Data -

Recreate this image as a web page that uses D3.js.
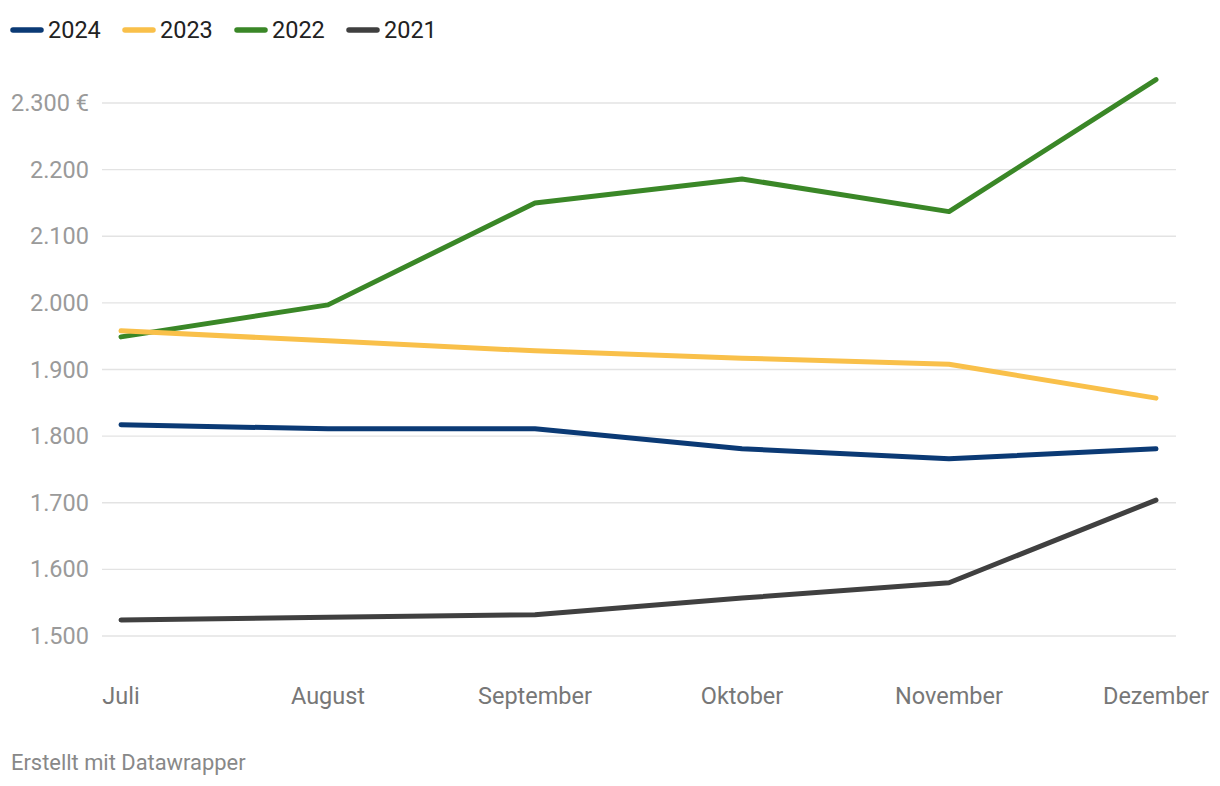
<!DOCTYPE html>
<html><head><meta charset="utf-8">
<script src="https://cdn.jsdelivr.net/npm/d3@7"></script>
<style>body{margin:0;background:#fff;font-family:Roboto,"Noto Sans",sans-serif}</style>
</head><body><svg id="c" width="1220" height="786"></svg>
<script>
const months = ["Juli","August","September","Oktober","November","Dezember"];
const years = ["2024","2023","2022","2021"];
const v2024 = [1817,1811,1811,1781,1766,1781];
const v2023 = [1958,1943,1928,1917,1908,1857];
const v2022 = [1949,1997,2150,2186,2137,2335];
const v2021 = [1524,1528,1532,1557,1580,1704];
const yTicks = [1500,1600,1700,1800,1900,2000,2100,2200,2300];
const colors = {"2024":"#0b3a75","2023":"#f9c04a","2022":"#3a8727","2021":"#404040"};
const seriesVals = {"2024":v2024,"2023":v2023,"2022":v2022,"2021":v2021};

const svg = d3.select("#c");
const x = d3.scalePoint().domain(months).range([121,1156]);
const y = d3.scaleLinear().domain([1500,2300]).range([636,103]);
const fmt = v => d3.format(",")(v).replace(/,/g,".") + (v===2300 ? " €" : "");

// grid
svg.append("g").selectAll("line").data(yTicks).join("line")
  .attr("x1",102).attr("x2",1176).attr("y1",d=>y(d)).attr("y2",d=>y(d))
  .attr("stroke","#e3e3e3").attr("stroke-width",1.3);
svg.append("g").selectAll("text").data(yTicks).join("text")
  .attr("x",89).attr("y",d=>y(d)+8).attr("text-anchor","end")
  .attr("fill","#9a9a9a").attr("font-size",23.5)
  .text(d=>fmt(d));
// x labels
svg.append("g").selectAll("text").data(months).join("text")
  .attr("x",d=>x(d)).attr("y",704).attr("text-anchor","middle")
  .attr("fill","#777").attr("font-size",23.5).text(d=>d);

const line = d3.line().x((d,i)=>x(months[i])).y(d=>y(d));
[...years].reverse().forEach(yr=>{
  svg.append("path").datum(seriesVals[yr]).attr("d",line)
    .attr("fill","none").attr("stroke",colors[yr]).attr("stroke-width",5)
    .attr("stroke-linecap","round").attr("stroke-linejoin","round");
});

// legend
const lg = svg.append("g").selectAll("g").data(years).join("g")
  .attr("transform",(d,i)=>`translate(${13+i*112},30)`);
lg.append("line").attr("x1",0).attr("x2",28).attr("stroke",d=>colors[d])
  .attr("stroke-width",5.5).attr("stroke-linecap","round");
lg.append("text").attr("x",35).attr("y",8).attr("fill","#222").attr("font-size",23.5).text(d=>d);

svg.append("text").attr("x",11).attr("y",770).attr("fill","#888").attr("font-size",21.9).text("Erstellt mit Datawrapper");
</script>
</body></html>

Do this - Every line of the material is to be quoted exactly, with no pictures carried over.

Worked answer -
Recreate this image as a web page that uses D3.js.
<!DOCTYPE html>
<html><head><meta charset="utf-8">
<script src="https://cdn.jsdelivr.net/npm/d3@7"></script>
<style>body{margin:0;background:#fff;font-family:Roboto,"Noto Sans",sans-serif}</style>
</head><body><svg id="c" width="1220" height="786"></svg>
<script>
const months = ["Juli","August","September","Oktober","November","Dezember"];
const years = ["2024","2023","2022","2021"];
const v2024 = [1817,1811,1811,1781,1766,1781];
const v2023 = [1958,1943,1928,1917,1908,1857];
const v2022 = [1949,1997,2150,2186,2137,2335];
const v2021 = [1524,1528,1532,1557,1580,1704];
const yTicks = [1500,1600,1700,1800,1900,2000,2100,2200,2300];
const colors = {"2024":"#0b3a75","2023":"#f9c04a","2022":"#3a8727","2021":"#404040"};
const seriesVals = {"2024":v2024,"2023":v2023,"2022":v2022,"2021":v2021};

const svg = d3.select("#c");
const x = d3.scalePoint().domain(months).range([121,1156]);
const y = d3.scaleLinear().domain([1500,2300]).range([636,103]);
const fmt = v => d3.format(",")(v).replace(/,/g,".") + (v===2300 ? " €" : "");

// grid
svg.append("g").selectAll("line").data(yTicks).join("line")
  .attr("x1",102).attr("x2",1176).attr("y1",d=>y(d)).attr("y2",d=>y(d))
  .attr("stroke","#e3e3e3").attr("stroke-width",1.3);
svg.append("g").selectAll("text").data(yTicks).join("text")
  .attr("x",89).attr("y",d=>y(d)+8).attr("text-anchor","end")
  .attr("fill","#9a9a9a").attr("font-size",23.5)
  .text(d=>fmt(d));
// x labels
svg.append("g").selectAll("text").data(months).join("text")
  .attr("x",d=>x(d)).attr("y",704).attr("text-anchor","middle")
  .attr("fill","#777").attr("font-size",23.5).text(d=>d);

const line = d3.line().x((d,i)=>x(months[i])).y(d=>y(d));
[...years].reverse().forEach(yr=>{
  svg.append("path").datum(seriesVals[yr]).attr("d",line)
    .attr("fill","none").attr("stroke",colors[yr]).attr("stroke-width",5)
    .attr("stroke-linecap","round").attr("stroke-linejoin","round");
});

// legend
const lg = svg.append("g").selectAll("g").data(years).join("g")
  .attr("transform",(d,i)=>`translate(${13+i*112},30)`);
lg.append("line").attr("x1",0).attr("x2",28).attr("stroke",d=>colors[d])
  .attr("stroke-width",5.5).attr("stroke-linecap","round");
lg.append("text").attr("x",35).attr("y",8).attr("fill","#222").attr("font-size",23.5).text(d=>d);

svg.append("text").attr("x",11).attr("y",770).attr("fill","#888").attr("font-size",21.9).text("Erstellt mit Datawrapper");
</script>
</body></html>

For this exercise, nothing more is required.